**Recorded information:**

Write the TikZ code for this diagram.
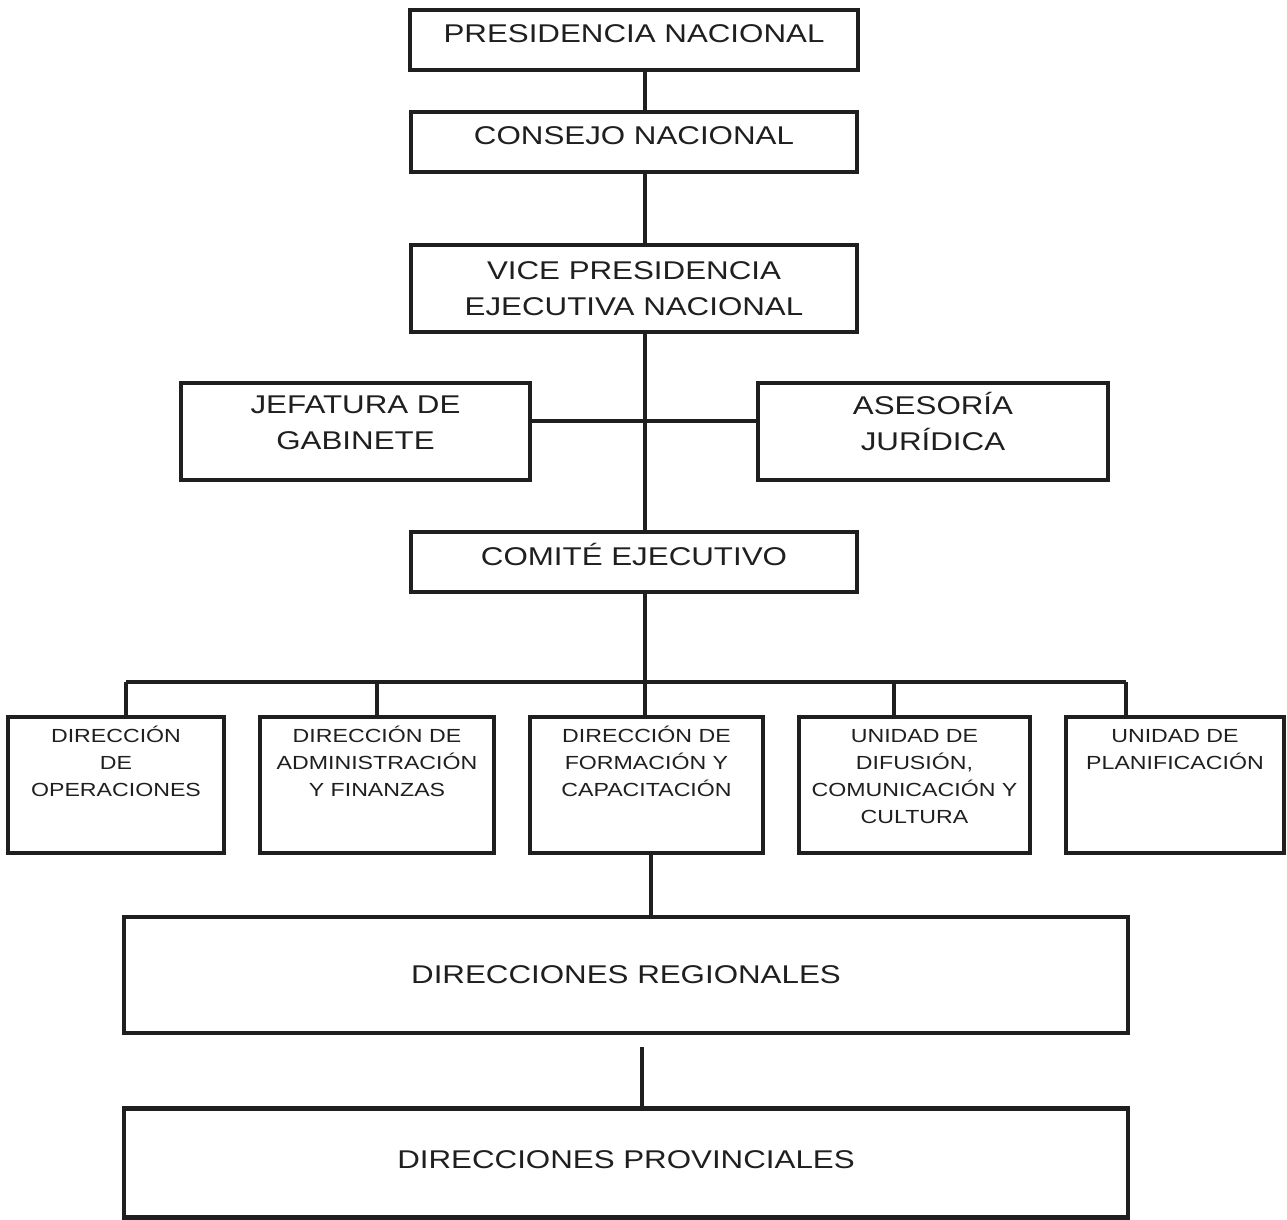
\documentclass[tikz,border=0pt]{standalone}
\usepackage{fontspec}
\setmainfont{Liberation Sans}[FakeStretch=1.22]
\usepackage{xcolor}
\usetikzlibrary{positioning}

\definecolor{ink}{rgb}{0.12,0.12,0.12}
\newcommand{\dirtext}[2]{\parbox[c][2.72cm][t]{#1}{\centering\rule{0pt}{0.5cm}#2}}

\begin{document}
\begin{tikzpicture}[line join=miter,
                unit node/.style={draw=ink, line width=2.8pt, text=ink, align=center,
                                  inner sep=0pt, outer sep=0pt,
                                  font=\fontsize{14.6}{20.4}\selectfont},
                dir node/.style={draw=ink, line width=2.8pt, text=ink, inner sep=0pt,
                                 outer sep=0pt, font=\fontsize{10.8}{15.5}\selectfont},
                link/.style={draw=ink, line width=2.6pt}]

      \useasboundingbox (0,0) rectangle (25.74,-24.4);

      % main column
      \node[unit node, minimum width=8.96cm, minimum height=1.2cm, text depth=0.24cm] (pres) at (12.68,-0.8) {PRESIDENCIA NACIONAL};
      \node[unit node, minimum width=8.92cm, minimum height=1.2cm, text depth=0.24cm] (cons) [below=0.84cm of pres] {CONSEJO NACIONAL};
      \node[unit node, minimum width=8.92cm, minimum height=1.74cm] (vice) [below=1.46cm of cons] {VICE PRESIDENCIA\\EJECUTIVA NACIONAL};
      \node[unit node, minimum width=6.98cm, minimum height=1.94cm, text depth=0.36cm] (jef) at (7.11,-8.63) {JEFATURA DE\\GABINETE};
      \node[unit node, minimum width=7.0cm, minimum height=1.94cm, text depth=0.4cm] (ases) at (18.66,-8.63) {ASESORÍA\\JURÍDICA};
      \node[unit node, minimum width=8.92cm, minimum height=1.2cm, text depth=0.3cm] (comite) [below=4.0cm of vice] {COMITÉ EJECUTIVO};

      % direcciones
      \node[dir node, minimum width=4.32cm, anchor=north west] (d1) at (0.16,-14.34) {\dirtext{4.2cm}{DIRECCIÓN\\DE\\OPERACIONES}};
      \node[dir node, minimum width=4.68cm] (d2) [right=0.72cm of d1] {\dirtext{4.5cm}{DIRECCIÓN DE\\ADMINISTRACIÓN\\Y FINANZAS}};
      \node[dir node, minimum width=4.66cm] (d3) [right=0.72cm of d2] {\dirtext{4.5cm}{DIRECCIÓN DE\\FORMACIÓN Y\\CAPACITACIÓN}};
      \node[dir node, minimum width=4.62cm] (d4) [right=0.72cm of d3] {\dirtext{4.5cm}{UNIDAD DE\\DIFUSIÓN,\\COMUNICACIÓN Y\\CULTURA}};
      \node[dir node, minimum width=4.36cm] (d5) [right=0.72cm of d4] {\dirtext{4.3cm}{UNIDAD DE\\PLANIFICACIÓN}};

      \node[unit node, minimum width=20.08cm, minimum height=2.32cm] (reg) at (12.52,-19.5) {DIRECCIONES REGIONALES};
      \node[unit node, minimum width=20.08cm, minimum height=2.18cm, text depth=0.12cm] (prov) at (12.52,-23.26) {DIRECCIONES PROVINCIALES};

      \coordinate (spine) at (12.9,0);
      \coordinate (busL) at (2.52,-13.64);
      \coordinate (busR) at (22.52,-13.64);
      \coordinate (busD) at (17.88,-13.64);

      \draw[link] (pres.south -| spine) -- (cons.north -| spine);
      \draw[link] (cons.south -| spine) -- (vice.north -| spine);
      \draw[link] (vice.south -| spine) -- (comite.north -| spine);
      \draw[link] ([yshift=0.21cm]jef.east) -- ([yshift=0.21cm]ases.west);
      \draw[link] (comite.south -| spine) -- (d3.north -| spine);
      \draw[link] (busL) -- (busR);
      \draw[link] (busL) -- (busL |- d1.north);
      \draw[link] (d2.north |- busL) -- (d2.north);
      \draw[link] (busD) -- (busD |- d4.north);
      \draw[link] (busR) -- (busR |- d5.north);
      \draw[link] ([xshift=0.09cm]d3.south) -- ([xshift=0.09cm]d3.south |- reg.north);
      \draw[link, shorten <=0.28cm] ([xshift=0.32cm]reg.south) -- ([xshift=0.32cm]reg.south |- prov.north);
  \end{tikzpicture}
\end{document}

**Brief:**
Take the material above from its first line through the line holding "height=1.2cm, text depth=0.3cm]" and set it down exactly, without the pictures.

**Task answer:**
Write the TikZ code for this diagram.
\documentclass[tikz,border=0pt]{standalone}
\usepackage{fontspec}
\setmainfont{Liberation Sans}[FakeStretch=1.22]
\usepackage{xcolor}
\usetikzlibrary{positioning}

\definecolor{ink}{rgb}{0.12,0.12,0.12}
\newcommand{\dirtext}[2]{\parbox[c][2.72cm][t]{#1}{\centering\rule{0pt}{0.5cm}#2}}

\begin{document}
\begin{tikzpicture}[line join=miter,
                unit node/.style={draw=ink, line width=2.8pt, text=ink, align=center,
                                  inner sep=0pt, outer sep=0pt,
                                  font=\fontsize{14.6}{20.4}\selectfont},
                dir node/.style={draw=ink, line width=2.8pt, text=ink, inner sep=0pt,
                                 outer sep=0pt, font=\fontsize{10.8}{15.5}\selectfont},
                link/.style={draw=ink, line width=2.6pt}]

      \useasboundingbox (0,0) rectangle (25.74,-24.4);

      % main column
      \node[unit node, minimum width=8.96cm, minimum height=1.2cm, text depth=0.24cm] (pres) at (12.68,-0.8) {PRESIDENCIA NACIONAL};
      \node[unit node, minimum width=8.92cm, minimum height=1.2cm, text depth=0.24cm] (cons) [below=0.84cm of pres] {CONSEJO NACIONAL};
      \node[unit node, minimum width=8.92cm, minimum height=1.74cm] (vice) [below=1.46cm of cons] {VICE PRESIDENCIA\\EJECUTIVA NACIONAL};
      \node[unit node, minimum width=6.98cm, minimum height=1.94cm, text depth=0.36cm] (jef) at (7.11,-8.63) {JEFATURA DE\\GABINETE};
      \node[unit node, minimum width=7.0cm, minimum height=1.94cm, text depth=0.4cm] (ases) at (18.66,-8.63) {ASESORÍA\\JURÍDICA};
      \node[unit node, minimum width=8.92cm, minimum height=1.2cm, text depth=0.3cm] (comite) [below=4.0cm of vice] {COMITÉ EJECUTIVO};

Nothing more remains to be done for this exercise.